Dataset section:
<<<<

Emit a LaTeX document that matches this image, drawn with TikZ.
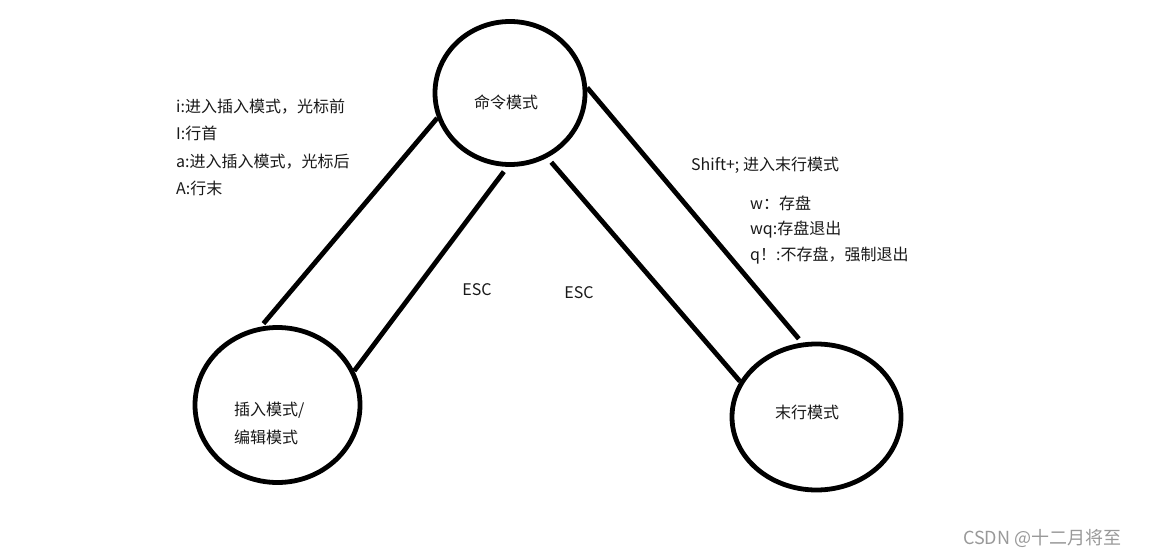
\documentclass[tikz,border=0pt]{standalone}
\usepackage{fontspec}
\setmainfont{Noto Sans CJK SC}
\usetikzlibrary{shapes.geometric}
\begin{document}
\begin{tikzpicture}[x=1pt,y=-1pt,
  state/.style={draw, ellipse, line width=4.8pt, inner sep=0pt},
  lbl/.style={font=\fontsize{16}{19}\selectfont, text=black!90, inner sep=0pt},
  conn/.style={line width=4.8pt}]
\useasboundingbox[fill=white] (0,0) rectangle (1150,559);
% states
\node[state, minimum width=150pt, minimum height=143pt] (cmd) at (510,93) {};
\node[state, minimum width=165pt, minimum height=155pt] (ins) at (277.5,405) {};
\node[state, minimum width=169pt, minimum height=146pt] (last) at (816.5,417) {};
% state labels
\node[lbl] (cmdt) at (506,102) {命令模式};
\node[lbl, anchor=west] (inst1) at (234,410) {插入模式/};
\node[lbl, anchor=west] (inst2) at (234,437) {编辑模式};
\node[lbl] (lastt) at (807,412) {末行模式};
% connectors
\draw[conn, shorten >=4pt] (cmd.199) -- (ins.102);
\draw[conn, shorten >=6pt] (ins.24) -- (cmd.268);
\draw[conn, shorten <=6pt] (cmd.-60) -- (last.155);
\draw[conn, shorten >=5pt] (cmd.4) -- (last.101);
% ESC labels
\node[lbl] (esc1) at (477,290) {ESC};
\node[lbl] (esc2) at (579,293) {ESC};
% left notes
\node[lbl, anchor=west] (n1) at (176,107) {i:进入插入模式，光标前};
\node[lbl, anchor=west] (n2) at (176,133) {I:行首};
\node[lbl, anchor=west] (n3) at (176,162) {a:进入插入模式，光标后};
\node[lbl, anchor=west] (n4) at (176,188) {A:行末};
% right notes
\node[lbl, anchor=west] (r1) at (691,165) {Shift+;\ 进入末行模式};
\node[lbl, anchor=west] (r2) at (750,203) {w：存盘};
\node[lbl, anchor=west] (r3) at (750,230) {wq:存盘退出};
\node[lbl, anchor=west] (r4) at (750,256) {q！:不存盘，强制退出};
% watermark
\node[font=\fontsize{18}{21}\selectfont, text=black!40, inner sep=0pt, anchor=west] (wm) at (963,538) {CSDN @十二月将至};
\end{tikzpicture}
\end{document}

>>>>

Problem requirements: Leave the images out and output the remaining material exactly as it stands.

Answer to this problem:
Emit a LaTeX document that matches this image, drawn with TikZ.
\documentclass[tikz,border=0pt]{standalone}
\usepackage{fontspec}
\setmainfont{Noto Sans CJK SC}
\usetikzlibrary{shapes.geometric}
\begin{document}
\begin{tikzpicture}[x=1pt,y=-1pt,
  state/.style={draw, ellipse, line width=4.8pt, inner sep=0pt},
  lbl/.style={font=\fontsize{16}{19}\selectfont, text=black!90, inner sep=0pt},
  conn/.style={line width=4.8pt}]
\useasboundingbox[fill=white] (0,0) rectangle (1150,559);
% states
\node[state, minimum width=150pt, minimum height=143pt] (cmd) at (510,93) {};
\node[state, minimum width=165pt, minimum height=155pt] (ins) at (277.5,405) {};
\node[state, minimum width=169pt, minimum height=146pt] (last) at (816.5,417) {};
% state labels
\node[lbl] (cmdt) at (506,102) {命令模式};
\node[lbl, anchor=west] (inst1) at (234,410) {插入模式/};
\node[lbl, anchor=west] (inst2) at (234,437) {编辑模式};
\node[lbl] (lastt) at (807,412) {末行模式};
% connectors
\draw[conn, shorten >=4pt] (cmd.199) -- (ins.102);
\draw[conn, shorten >=6pt] (ins.24) -- (cmd.268);
\draw[conn, shorten <=6pt] (cmd.-60) -- (last.155);
\draw[conn, shorten >=5pt] (cmd.4) -- (last.101);
% ESC labels
\node[lbl] (esc1) at (477,290) {ESC};
\node[lbl] (esc2) at (579,293) {ESC};
% left notes
\node[lbl, anchor=west] (n1) at (176,107) {i:进入插入模式，光标前};
\node[lbl, anchor=west] (n2) at (176,133) {I:行首};
\node[lbl, anchor=west] (n3) at (176,162) {a:进入插入模式，光标后};
\node[lbl, anchor=west] (n4) at (176,188) {A:行末};
% right notes
\node[lbl, anchor=west] (r1) at (691,165) {Shift+;\ 进入末行模式};
\node[lbl, anchor=west] (r2) at (750,203) {w：存盘};
\node[lbl, anchor=west] (r3) at (750,230) {wq:存盘退出};
\node[lbl, anchor=west] (r4) at (750,256) {q！:不存盘，强制退出};
% watermark
\node[font=\fontsize{18}{21}\selectfont, text=black!40, inner sep=0pt, anchor=west] (wm) at (963,538) {CSDN @十二月将至};
\end{tikzpicture}
\end{document}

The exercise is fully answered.